_Directive_
Skip the pictures and repeat each line of the data exactly.

_Recorded data_
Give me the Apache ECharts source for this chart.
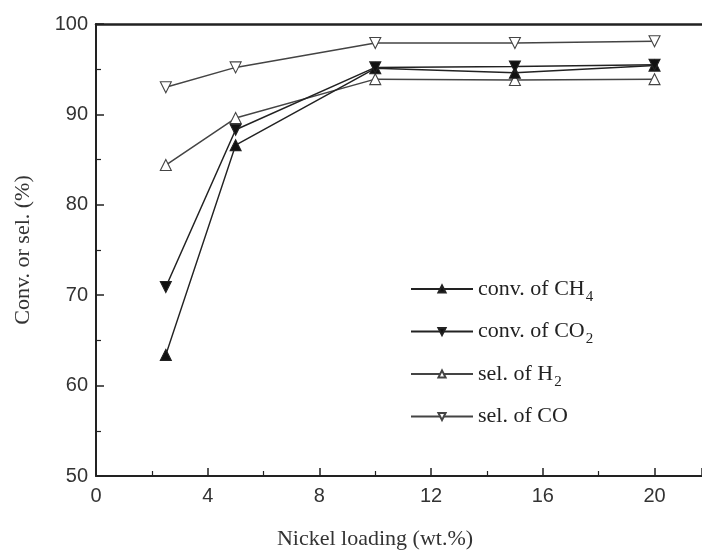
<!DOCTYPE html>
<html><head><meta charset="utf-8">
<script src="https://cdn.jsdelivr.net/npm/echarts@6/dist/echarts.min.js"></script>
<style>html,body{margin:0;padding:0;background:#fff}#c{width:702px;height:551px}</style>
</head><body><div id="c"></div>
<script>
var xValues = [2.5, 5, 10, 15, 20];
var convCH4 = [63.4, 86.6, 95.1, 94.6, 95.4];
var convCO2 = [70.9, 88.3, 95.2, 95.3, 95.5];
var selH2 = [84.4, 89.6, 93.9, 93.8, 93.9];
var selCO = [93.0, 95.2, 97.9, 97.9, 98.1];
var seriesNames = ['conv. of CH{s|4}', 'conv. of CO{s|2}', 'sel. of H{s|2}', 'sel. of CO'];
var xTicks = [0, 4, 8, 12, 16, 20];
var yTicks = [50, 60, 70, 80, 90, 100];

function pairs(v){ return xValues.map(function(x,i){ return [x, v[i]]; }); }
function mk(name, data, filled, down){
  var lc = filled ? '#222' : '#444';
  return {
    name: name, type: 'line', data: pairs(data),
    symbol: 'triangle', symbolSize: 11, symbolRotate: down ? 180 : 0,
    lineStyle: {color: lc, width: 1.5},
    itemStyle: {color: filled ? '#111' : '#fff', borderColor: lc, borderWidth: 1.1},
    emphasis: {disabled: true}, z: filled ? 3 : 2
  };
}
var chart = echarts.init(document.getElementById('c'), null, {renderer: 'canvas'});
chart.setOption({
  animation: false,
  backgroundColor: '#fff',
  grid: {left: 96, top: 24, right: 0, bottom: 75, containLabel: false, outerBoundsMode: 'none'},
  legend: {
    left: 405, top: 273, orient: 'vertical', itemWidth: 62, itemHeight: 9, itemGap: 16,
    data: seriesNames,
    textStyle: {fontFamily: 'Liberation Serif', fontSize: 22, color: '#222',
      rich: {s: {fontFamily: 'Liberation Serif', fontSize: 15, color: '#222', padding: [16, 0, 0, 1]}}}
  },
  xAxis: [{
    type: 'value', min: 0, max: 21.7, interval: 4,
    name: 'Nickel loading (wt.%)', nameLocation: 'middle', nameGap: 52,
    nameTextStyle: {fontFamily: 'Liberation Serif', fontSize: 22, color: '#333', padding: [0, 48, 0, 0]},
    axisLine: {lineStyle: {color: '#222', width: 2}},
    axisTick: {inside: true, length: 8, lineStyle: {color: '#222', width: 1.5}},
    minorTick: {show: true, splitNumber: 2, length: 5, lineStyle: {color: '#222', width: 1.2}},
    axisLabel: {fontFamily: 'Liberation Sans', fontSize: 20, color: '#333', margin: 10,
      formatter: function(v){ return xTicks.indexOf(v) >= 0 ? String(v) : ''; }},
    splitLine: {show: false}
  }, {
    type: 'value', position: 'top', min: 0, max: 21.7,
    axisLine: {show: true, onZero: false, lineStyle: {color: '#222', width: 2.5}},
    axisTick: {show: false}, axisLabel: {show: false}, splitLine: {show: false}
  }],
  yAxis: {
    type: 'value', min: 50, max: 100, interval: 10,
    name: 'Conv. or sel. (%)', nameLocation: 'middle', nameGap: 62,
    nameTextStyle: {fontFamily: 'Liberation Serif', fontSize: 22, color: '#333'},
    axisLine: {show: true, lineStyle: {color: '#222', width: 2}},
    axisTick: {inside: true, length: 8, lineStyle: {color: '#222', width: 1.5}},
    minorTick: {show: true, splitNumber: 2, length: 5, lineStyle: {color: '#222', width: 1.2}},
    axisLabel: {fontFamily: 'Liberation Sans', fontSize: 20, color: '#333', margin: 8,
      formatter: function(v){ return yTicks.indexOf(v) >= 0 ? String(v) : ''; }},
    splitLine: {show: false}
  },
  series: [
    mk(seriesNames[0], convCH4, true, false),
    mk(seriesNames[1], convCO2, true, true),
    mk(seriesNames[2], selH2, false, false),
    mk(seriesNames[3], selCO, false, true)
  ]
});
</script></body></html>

_Written solution_
Give me the Apache ECharts source for this chart.
<!DOCTYPE html>
<html><head><meta charset="utf-8">
<script src="https://cdn.jsdelivr.net/npm/echarts@6/dist/echarts.min.js"></script>
<style>html,body{margin:0;padding:0;background:#fff}#c{width:702px;height:551px}</style>
</head><body><div id="c"></div>
<script>
var xValues = [2.5, 5, 10, 15, 20];
var convCH4 = [63.4, 86.6, 95.1, 94.6, 95.4];
var convCO2 = [70.9, 88.3, 95.2, 95.3, 95.5];
var selH2 = [84.4, 89.6, 93.9, 93.8, 93.9];
var selCO = [93.0, 95.2, 97.9, 97.9, 98.1];
var seriesNames = ['conv. of CH{s|4}', 'conv. of CO{s|2}', 'sel. of H{s|2}', 'sel. of CO'];
var xTicks = [0, 4, 8, 12, 16, 20];
var yTicks = [50, 60, 70, 80, 90, 100];

function pairs(v){ return xValues.map(function(x,i){ return [x, v[i]]; }); }
function mk(name, data, filled, down){
  var lc = filled ? '#222' : '#444';
  return {
    name: name, type: 'line', data: pairs(data),
    symbol: 'triangle', symbolSize: 11, symbolRotate: down ? 180 : 0,
    lineStyle: {color: lc, width: 1.5},
    itemStyle: {color: filled ? '#111' : '#fff', borderColor: lc, borderWidth: 1.1},
    emphasis: {disabled: true}, z: filled ? 3 : 2
  };
}
var chart = echarts.init(document.getElementById('c'), null, {renderer: 'canvas'});
chart.setOption({
  animation: false,
  backgroundColor: '#fff',
  grid: {left: 96, top: 24, right: 0, bottom: 75, containLabel: false, outerBoundsMode: 'none'},
  legend: {
    left: 405, top: 273, orient: 'vertical', itemWidth: 62, itemHeight: 9, itemGap: 16,
    data: seriesNames,
    textStyle: {fontFamily: 'Liberation Serif', fontSize: 22, color: '#222',
      rich: {s: {fontFamily: 'Liberation Serif', fontSize: 15, color: '#222', padding: [16, 0, 0, 1]}}}
  },
  xAxis: [{
    type: 'value', min: 0, max: 21.7, interval: 4,
    name: 'Nickel loading (wt.%)', nameLocation: 'middle', nameGap: 52,
    nameTextStyle: {fontFamily: 'Liberation Serif', fontSize: 22, color: '#333', padding: [0, 48, 0, 0]},
    axisLine: {lineStyle: {color: '#222', width: 2}},
    axisTick: {inside: true, length: 8, lineStyle: {color: '#222', width: 1.5}},
    minorTick: {show: true, splitNumber: 2, length: 5, lineStyle: {color: '#222', width: 1.2}},
    axisLabel: {fontFamily: 'Liberation Sans', fontSize: 20, color: '#333', margin: 10,
      formatter: function(v){ return xTicks.indexOf(v) >= 0 ? String(v) : ''; }},
    splitLine: {show: false}
  }, {
    type: 'value', position: 'top', min: 0, max: 21.7,
    axisLine: {show: true, onZero: false, lineStyle: {color: '#222', width: 2.5}},
    axisTick: {show: false}, axisLabel: {show: false}, splitLine: {show: false}
  }],
  yAxis: {
    type: 'value', min: 50, max: 100, interval: 10,
    name: 'Conv. or sel. (%)', nameLocation: 'middle', nameGap: 62,
    nameTextStyle: {fontFamily: 'Liberation Serif', fontSize: 22, color: '#333'},
    axisLine: {show: true, lineStyle: {color: '#222', width: 2}},
    axisTick: {inside: true, length: 8, lineStyle: {color: '#222', width: 1.5}},
    minorTick: {show: true, splitNumber: 2, length: 5, lineStyle: {color: '#222', width: 1.2}},
    axisLabel: {fontFamily: 'Liberation Sans', fontSize: 20, color: '#333', margin: 8,
      formatter: function(v){ return yTicks.indexOf(v) >= 0 ? String(v) : ''; }},
    splitLine: {show: false}
  },
  series: [
    mk(seriesNames[0], convCH4, true, false),
    mk(seriesNames[1], convCO2, true, true),
    mk(seriesNames[2], selH2, false, false),
    mk(seriesNames[3], selCO, false, true)
  ]
});
</script></body></html>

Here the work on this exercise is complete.